Sort through the data and copy the lines holding the word "that".

>> start Provided records

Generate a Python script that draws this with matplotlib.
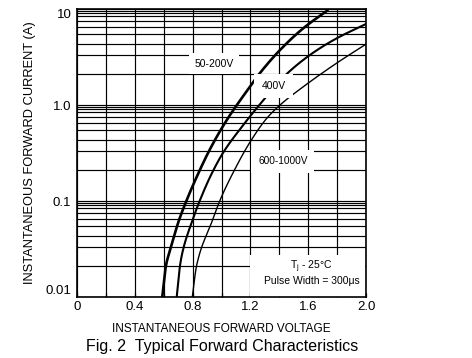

>> end Provided records
>> start Provided records

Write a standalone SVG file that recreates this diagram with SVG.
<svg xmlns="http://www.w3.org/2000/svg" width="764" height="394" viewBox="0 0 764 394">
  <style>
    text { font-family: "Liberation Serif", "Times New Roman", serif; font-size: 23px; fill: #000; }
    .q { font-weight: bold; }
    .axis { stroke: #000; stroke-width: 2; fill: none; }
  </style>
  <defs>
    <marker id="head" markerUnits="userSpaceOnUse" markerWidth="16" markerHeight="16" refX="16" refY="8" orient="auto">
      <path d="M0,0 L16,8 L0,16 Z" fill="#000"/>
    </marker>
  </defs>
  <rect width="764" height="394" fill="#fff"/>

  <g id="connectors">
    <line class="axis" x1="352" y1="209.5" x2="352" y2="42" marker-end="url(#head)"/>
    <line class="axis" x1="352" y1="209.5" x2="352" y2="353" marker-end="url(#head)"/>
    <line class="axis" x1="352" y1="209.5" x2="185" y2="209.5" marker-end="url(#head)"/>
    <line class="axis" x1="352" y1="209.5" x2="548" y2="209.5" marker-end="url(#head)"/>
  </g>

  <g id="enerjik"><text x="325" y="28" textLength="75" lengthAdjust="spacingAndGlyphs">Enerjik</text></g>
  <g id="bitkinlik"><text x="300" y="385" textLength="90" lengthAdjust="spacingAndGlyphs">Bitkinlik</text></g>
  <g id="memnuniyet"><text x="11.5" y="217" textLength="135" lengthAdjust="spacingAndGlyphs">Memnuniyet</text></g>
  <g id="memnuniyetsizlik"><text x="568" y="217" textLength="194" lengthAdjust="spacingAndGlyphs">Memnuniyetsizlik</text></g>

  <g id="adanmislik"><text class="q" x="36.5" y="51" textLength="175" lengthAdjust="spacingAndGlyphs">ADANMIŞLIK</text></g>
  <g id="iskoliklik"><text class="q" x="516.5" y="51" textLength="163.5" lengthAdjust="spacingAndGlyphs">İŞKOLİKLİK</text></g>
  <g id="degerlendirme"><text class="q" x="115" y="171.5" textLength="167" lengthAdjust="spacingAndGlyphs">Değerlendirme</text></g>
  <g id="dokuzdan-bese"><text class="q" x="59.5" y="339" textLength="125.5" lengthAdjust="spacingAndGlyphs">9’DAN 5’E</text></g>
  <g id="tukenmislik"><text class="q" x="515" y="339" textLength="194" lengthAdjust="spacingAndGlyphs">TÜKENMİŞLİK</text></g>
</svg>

>> end Provided records
>> start Provided records

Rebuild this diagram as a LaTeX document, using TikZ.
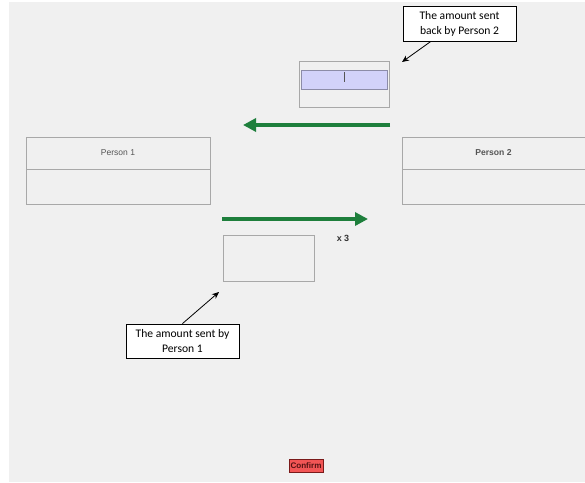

>> end Provided records

* Answer in full:
Generate a Python script that draws this with matplotlib.
Write a standalone SVG file that recreates this diagram with SVG.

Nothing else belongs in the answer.